• [YOUR GOAL] Return each line of the records with nothing changed, pictures excepted.
-- START ROWS --
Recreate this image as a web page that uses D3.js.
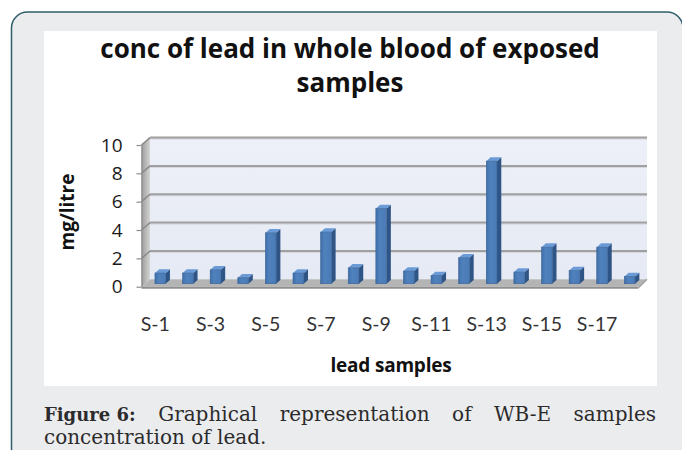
<!DOCTYPE html>
<html><head><meta charset="utf-8">
<script src="https://cdn.jsdelivr.net/npm/d3@7"></script>
<style>html,body{margin:0;padding:0;background:#fff;overflow:hidden}</style>
</head><body>
<script>
const categories = ["S-1","S-2","S-3","S-4","S-5","S-6","S-7","S-8","S-9","S-10","S-11","S-12","S-13","S-14","S-15","S-16","S-17","S-18"];
const values = [0.75,0.75,0.98,0.42,3.59,0.75,3.64,1.12,5.31,0.89,0.58,1.83,8.65,0.82,2.58,0.93,2.58,0.51];
const yTicks = [0,2,4,6,8,10];
const xTickLabels = ["S-1","S-3","S-5","S-7","S-9","S-11","S-13","S-15","S-17"];
const titleLines = ["conc of lead in whole blood of exposed","samples"];
const yTitle = "mg/litre";
const xTitle = "lead samples";
const captionBold = "Figure 6:";
const captionLine1 = ["Graphical","representation","of","WB-E","samples"];
const captionLine2 = "concentration of lead.";

const W = 682, H = 450;
const svg = d3.select("body").append("svg").attr("width", W).attr("height", H);
const defs = svg.append("defs");

// outer frame
svg.append("rect").attr("x",11.5).attr("y",12).attr("width",671.5).attr("height",480)
  .attr("rx",16).attr("fill","#ebecee").attr("stroke","#2f5d6b").attr("stroke-width",1.5);
// white chart area
svg.append("rect").attr("x",44).attr("y",31).attr("width",613).attr("height",355).attr("fill","#fff");

const chartFont = "'Open Sans', Lato, sans-serif";
const labelFont = "Lato, 'Open Sans', sans-serif";

// title
titleLines.forEach((t,i)=>{
  svg.append("text").attr("x",350).attr("y",57.5+i*34).attr("text-anchor","middle")
    .attr("font-family",chartFont).attr("font-weight","bold").attr("font-size",26)
    .attr("fill","#111").text(t);
});

// scales (front plane)
const x = d3.scaleBand().domain(categories).range([141.5, 638.5]).padding(0);
const y = d3.scaleLinear().domain([0,10]).range([286.7,145]);
const DX = 8.5, DY = -7.4; // wall depth vector
const x0 = 141.5, x1 = 638.5;

const sg = defs.append("linearGradient").attr("id","side").attr("x1","0").attr("x2","1").attr("y1","0").attr("y2","0");
sg.append("stop").attr("offset","0").attr("stop-color","#9c9c9c");
sg.append("stop").attr("offset","1").attr("stop-color","#d4d4d4");
const bw = defs.append("linearGradient").attr("id","back").attr("x1","0").attr("x2","0").attr("y1","0").attr("y2","1");
bw.append("stop").attr("offset","0").attr("stop-color","#edf0f8");
bw.append("stop").attr("offset","1").attr("stop-color","#e6eaf4");

// back wall
svg.append("polygon").attr("points",[[x0+DX,y(10)+DY],[x1+DX,y(10)+DY],[x1+DX,y(0)+DY],[x0+DX,y(0)+DY]].join(" "))
  .attr("fill","url(#back)");
// side wall
svg.append("polygon").attr("points",[[x0,y(10)],[x0+DX,y(10)+DY],[x0+DX,y(0)+DY],[x0,y(0)]].join(" "))
  .attr("fill","url(#side)");
// floor
svg.append("polygon").attr("points",[[x0,y(0)],[x0+DX,y(0)+DY],[x1+DX,y(0)+DY],[x1,y(0)]].join(" "))
  .attr("fill","#b4b4b4");
svg.append("line").attr("x1",x0).attr("x2",x1).attr("y1",y(0)+1).attr("y2",y(0)+1)
  .attr("stroke","#8f8f8f").attr("stroke-width",2);
svg.append("line").attr("x1",x1).attr("x2",x1+DX).attr("y1",y(0)+1).attr("y2",y(0)+DY)
  .attr("stroke","#a0a0a0").attr("stroke-width",1.5);

// gridlines
const grid = svg.append("g");
yTicks.filter(v=>v>0).forEach(v=>{
  grid.append("line").attr("x1",x0+DX).attr("x2",x1+DX).attr("y1",y(v)+DY+1.3).attr("y2",y(v)+DY+1.3)
    .attr("stroke","#d0d2d8").attr("stroke-width",1.2);
  grid.append("line").attr("x1",x0+DX).attr("x2",x1+DX).attr("y1",y(v)+DY).attr("y2",y(v)+DY)
    .attr("stroke","#a0a0a0").attr("stroke-width",2);
  grid.append("line").attr("x1",x0).attr("x2",x0+DX).attr("y1",y(v)).attr("y2",y(v)+DY)
    .attr("stroke","#8a8a8a").attr("stroke-width",1.5);
});

// y axis
const yAxis = d3.axisLeft(y).tickValues(yTicks).tickSize(5).tickPadding(14).tickSizeOuter(0);
const ya = svg.append("g").attr("transform",`translate(${x0},0)`).call(yAxis);
ya.select(".domain").attr("stroke","#8c8c8c").attr("stroke-width",1.2);
ya.selectAll(".tick line").attr("stroke","#8c8c8c").attr("stroke-width",1.2);
ya.selectAll(".tick text").attr("font-family",chartFont).attr("font-size",19).attr("fill","#1a1a1a");

// x axis labels
const xAxis = d3.axisBottom(x).tickValues(xTickLabels).tickSize(0).tickPadding(30.5);
const xa = svg.append("g").attr("transform",`translate(0,${y(0)})`).call(xAxis);
xa.select(".domain").remove();
xa.selectAll(".tick text").attr("font-family",labelFont).attr("font-size",19.5).attr("fill","#333");

// bars
const bfw = 10.7, bOX = 5.0, bOY = -3.0, tdx = 4.3, tdy = -3.8;
const fg = defs.append("linearGradient").attr("id","front").attr("x1","0").attr("x2","1").attr("y1","0").attr("y2","0");
fg.append("stop").attr("offset","0").attr("stop-color","#3f6fa8");
fg.append("stop").attr("offset","0.35").attr("stop-color","#4f81bd");
fg.append("stop").attr("offset","1").attr("stop-color","#4a7bb6");
const bars = svg.append("g");
categories.forEach((c,i)=>{
  const v = values[i];
  const cx = x(c) + x.bandwidth()/2;
  const fx = cx - bfw/2 + bOX;
  const ft = y(v) + bOY, fb = y(0) + bOY;
  const g = bars.append("g");
  g.append("polygon").attr("points",[[fx+bfw,ft],[fx+bfw+tdx,ft+tdy],[fx+bfw+tdx,fb+tdy],[fx+bfw,fb]].join(" "))
    .attr("fill","#2f5587");
  g.append("polygon").attr("points",[[fx,ft],[fx+tdx,ft+tdy],[fx+bfw+tdx,ft+tdy],[fx+bfw,ft]].join(" "))
    .attr("fill","#6b9bd6");
  g.append("rect").attr("x",fx).attr("y",ft).attr("width",bfw).attr("height",fb-ft)
    .attr("fill","url(#front)").attr("stroke","#3a6296").attr("stroke-width",0.6);
});

// axis titles
svg.append("text").attr("transform","translate(74,212) rotate(-90)").attr("text-anchor","middle")
  .attr("font-family",chartFont).attr("font-weight","bold").attr("font-size",19).attr("fill","#111").text(yTitle);
svg.append("text").attr("x",391).attr("y",372).attr("text-anchor","middle")
  .attr("font-family",chartFont).attr("font-weight","bold").attr("font-size",19).attr("letter-spacing",-0.2)
  .attr("fill","#111").text(xTitle);

// caption
const capFont = "'DejaVu Serif', 'Liberation Serif', serif";
const cap = svg.append("g").attr("font-family",capFont).attr("fill","#2b2b2b");
const left = 44, right = 656;
const words = [captionBold, ...captionLine1];
const nodes = words.map((w,i)=>cap.append("text").attr("y",421)
  .attr("font-size", i===0?18:20).attr("font-weight", i===0?"bold":"normal").text(w));
const widths = nodes.map(n=>n.node().getComputedTextLength());
const total = d3.sum(widths);
const gap = (right-left-total)/(words.length-1);
let cx = left;
nodes.forEach((n,i)=>{ n.attr("x",cx); cx += widths[i] + gap; });
cap.append("text").attr("x",left).attr("y",444).attr("font-size",20).text(captionLine2);
</script>
</body></html>
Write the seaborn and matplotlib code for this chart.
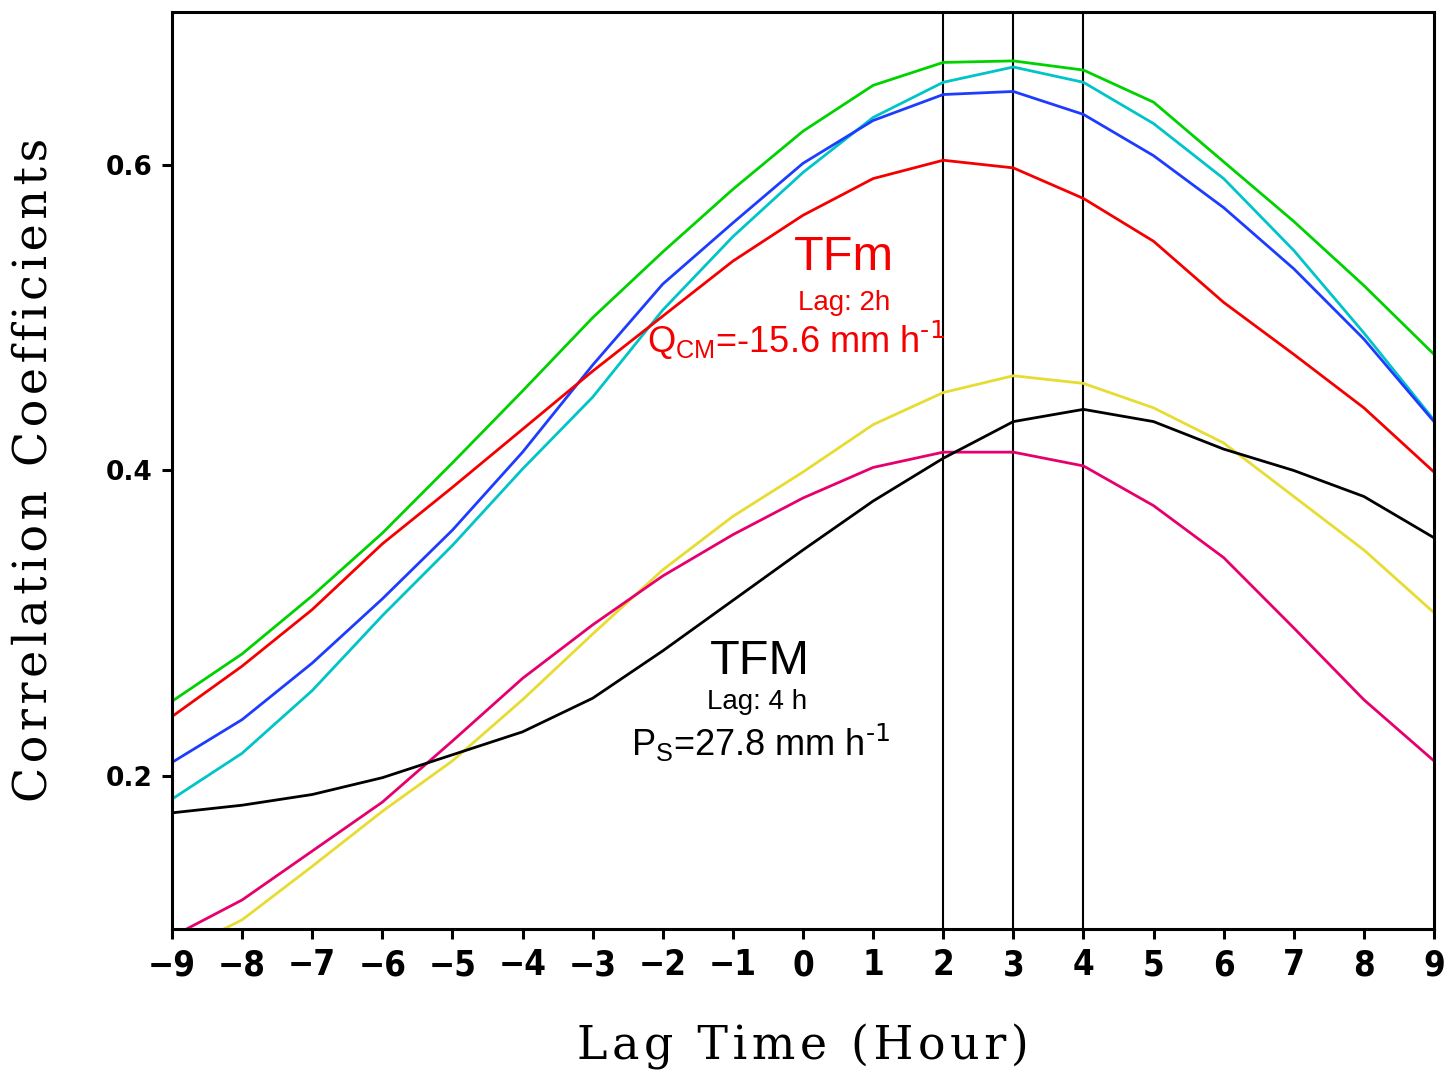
-- END ROWS --
• [FINISHED TASK]
Recreate this image as a web page that uses D3.js.
<!DOCTYPE html>
<html><head><meta charset="utf-8">
<script src="https://cdn.jsdelivr.net/npm/d3@7"></script>
<style>html,body{margin:0;padding:0;background:#fff;overflow:hidden}</style>
</head><body>
<script>
const categories = ["S-1","S-2","S-3","S-4","S-5","S-6","S-7","S-8","S-9","S-10","S-11","S-12","S-13","S-14","S-15","S-16","S-17","S-18"];
const values = [0.75,0.75,0.98,0.42,3.59,0.75,3.64,1.12,5.31,0.89,0.58,1.83,8.65,0.82,2.58,0.93,2.58,0.51];
const yTicks = [0,2,4,6,8,10];
const xTickLabels = ["S-1","S-3","S-5","S-7","S-9","S-11","S-13","S-15","S-17"];
const titleLines = ["conc of lead in whole blood of exposed","samples"];
const yTitle = "mg/litre";
const xTitle = "lead samples";
const captionBold = "Figure 6:";
const captionLine1 = ["Graphical","representation","of","WB-E","samples"];
const captionLine2 = "concentration of lead.";

const W = 682, H = 450;
const svg = d3.select("body").append("svg").attr("width", W).attr("height", H);
const defs = svg.append("defs");

// outer frame
svg.append("rect").attr("x",11.5).attr("y",12).attr("width",671.5).attr("height",480)
  .attr("rx",16).attr("fill","#ebecee").attr("stroke","#2f5d6b").attr("stroke-width",1.5);
// white chart area
svg.append("rect").attr("x",44).attr("y",31).attr("width",613).attr("height",355).attr("fill","#fff");

const chartFont = "'Open Sans', Lato, sans-serif";
const labelFont = "Lato, 'Open Sans', sans-serif";

// title
titleLines.forEach((t,i)=>{
  svg.append("text").attr("x",350).attr("y",57.5+i*34).attr("text-anchor","middle")
    .attr("font-family",chartFont).attr("font-weight","bold").attr("font-size",26)
    .attr("fill","#111").text(t);
});

// scales (front plane)
const x = d3.scaleBand().domain(categories).range([141.5, 638.5]).padding(0);
const y = d3.scaleLinear().domain([0,10]).range([286.7,145]);
const DX = 8.5, DY = -7.4; // wall depth vector
const x0 = 141.5, x1 = 638.5;

const sg = defs.append("linearGradient").attr("id","side").attr("x1","0").attr("x2","1").attr("y1","0").attr("y2","0");
sg.append("stop").attr("offset","0").attr("stop-color","#9c9c9c");
sg.append("stop").attr("offset","1").attr("stop-color","#d4d4d4");
const bw = defs.append("linearGradient").attr("id","back").attr("x1","0").attr("x2","0").attr("y1","0").attr("y2","1");
bw.append("stop").attr("offset","0").attr("stop-color","#edf0f8");
bw.append("stop").attr("offset","1").attr("stop-color","#e6eaf4");

// back wall
svg.append("polygon").attr("points",[[x0+DX,y(10)+DY],[x1+DX,y(10)+DY],[x1+DX,y(0)+DY],[x0+DX,y(0)+DY]].join(" "))
  .attr("fill","url(#back)");
// side wall
svg.append("polygon").attr("points",[[x0,y(10)],[x0+DX,y(10)+DY],[x0+DX,y(0)+DY],[x0,y(0)]].join(" "))
  .attr("fill","url(#side)");
// floor
svg.append("polygon").attr("points",[[x0,y(0)],[x0+DX,y(0)+DY],[x1+DX,y(0)+DY],[x1,y(0)]].join(" "))
  .attr("fill","#b4b4b4");
svg.append("line").attr("x1",x0).attr("x2",x1).attr("y1",y(0)+1).attr("y2",y(0)+1)
  .attr("stroke","#8f8f8f").attr("stroke-width",2);
svg.append("line").attr("x1",x1).attr("x2",x1+DX).attr("y1",y(0)+1).attr("y2",y(0)+DY)
  .attr("stroke","#a0a0a0").attr("stroke-width",1.5);

// gridlines
const grid = svg.append("g");
yTicks.filter(v=>v>0).forEach(v=>{
  grid.append("line").attr("x1",x0+DX).attr("x2",x1+DX).attr("y1",y(v)+DY+1.3).attr("y2",y(v)+DY+1.3)
    .attr("stroke","#d0d2d8").attr("stroke-width",1.2);
  grid.append("line").attr("x1",x0+DX).attr("x2",x1+DX).attr("y1",y(v)+DY).attr("y2",y(v)+DY)
    .attr("stroke","#a0a0a0").attr("stroke-width",2);
  grid.append("line").attr("x1",x0).attr("x2",x0+DX).attr("y1",y(v)).attr("y2",y(v)+DY)
    .attr("stroke","#8a8a8a").attr("stroke-width",1.5);
});

// y axis
const yAxis = d3.axisLeft(y).tickValues(yTicks).tickSize(5).tickPadding(14).tickSizeOuter(0);
const ya = svg.append("g").attr("transform",`translate(${x0},0)`).call(yAxis);
ya.select(".domain").attr("stroke","#8c8c8c").attr("stroke-width",1.2);
ya.selectAll(".tick line").attr("stroke","#8c8c8c").attr("stroke-width",1.2);
ya.selectAll(".tick text").attr("font-family",chartFont).attr("font-size",19).attr("fill","#1a1a1a");

// x axis labels
const xAxis = d3.axisBottom(x).tickValues(xTickLabels).tickSize(0).tickPadding(30.5);
const xa = svg.append("g").attr("transform",`translate(0,${y(0)})`).call(xAxis);
xa.select(".domain").remove();
xa.selectAll(".tick text").attr("font-family",labelFont).attr("font-size",19.5).attr("fill","#333");

// bars
const bfw = 10.7, bOX = 5.0, bOY = -3.0, tdx = 4.3, tdy = -3.8;
const fg = defs.append("linearGradient").attr("id","front").attr("x1","0").attr("x2","1").attr("y1","0").attr("y2","0");
fg.append("stop").attr("offset","0").attr("stop-color","#3f6fa8");
fg.append("stop").attr("offset","0.35").attr("stop-color","#4f81bd");
fg.append("stop").attr("offset","1").attr("stop-color","#4a7bb6");
const bars = svg.append("g");
categories.forEach((c,i)=>{
  const v = values[i];
  const cx = x(c) + x.bandwidth()/2;
  const fx = cx - bfw/2 + bOX;
  const ft = y(v) + bOY, fb = y(0) + bOY;
  const g = bars.append("g");
  g.append("polygon").attr("points",[[fx+bfw,ft],[fx+bfw+tdx,ft+tdy],[fx+bfw+tdx,fb+tdy],[fx+bfw,fb]].join(" "))
    .attr("fill","#2f5587");
  g.append("polygon").attr("points",[[fx,ft],[fx+tdx,ft+tdy],[fx+bfw+tdx,ft+tdy],[fx+bfw,ft]].join(" "))
    .attr("fill","#6b9bd6");
  g.append("rect").attr("x",fx).attr("y",ft).attr("width",bfw).attr("height",fb-ft)
    .attr("fill","url(#front)").attr("stroke","#3a6296").attr("stroke-width",0.6);
});

// axis titles
svg.append("text").attr("transform","translate(74,212) rotate(-90)").attr("text-anchor","middle")
  .attr("font-family",chartFont).attr("font-weight","bold").attr("font-size",19).attr("fill","#111").text(yTitle);
svg.append("text").attr("x",391).attr("y",372).attr("text-anchor","middle")
  .attr("font-family",chartFont).attr("font-weight","bold").attr("font-size",19).attr("letter-spacing",-0.2)
  .attr("fill","#111").text(xTitle);

// caption
const capFont = "'DejaVu Serif', 'Liberation Serif', serif";
const cap = svg.append("g").attr("font-family",capFont).attr("fill","#2b2b2b");
const left = 44, right = 656;
const words = [captionBold, ...captionLine1];
const nodes = words.map((w,i)=>cap.append("text").attr("y",421)
  .attr("font-size", i===0?18:20).attr("font-weight", i===0?"bold":"normal").text(w));
const widths = nodes.map(n=>n.node().getComputedTextLength());
const total = d3.sum(widths);
const gap = (right-left-total)/(words.length-1);
let cx = left;
nodes.forEach((n,i)=>{ n.attr("x",cx); cx += widths[i] + gap; });
cap.append("text").attr("x",left).attr("y",444).attr("font-size",20).text(captionLine2);
</script>
</body></html>
Write the seaborn and matplotlib code for this chart.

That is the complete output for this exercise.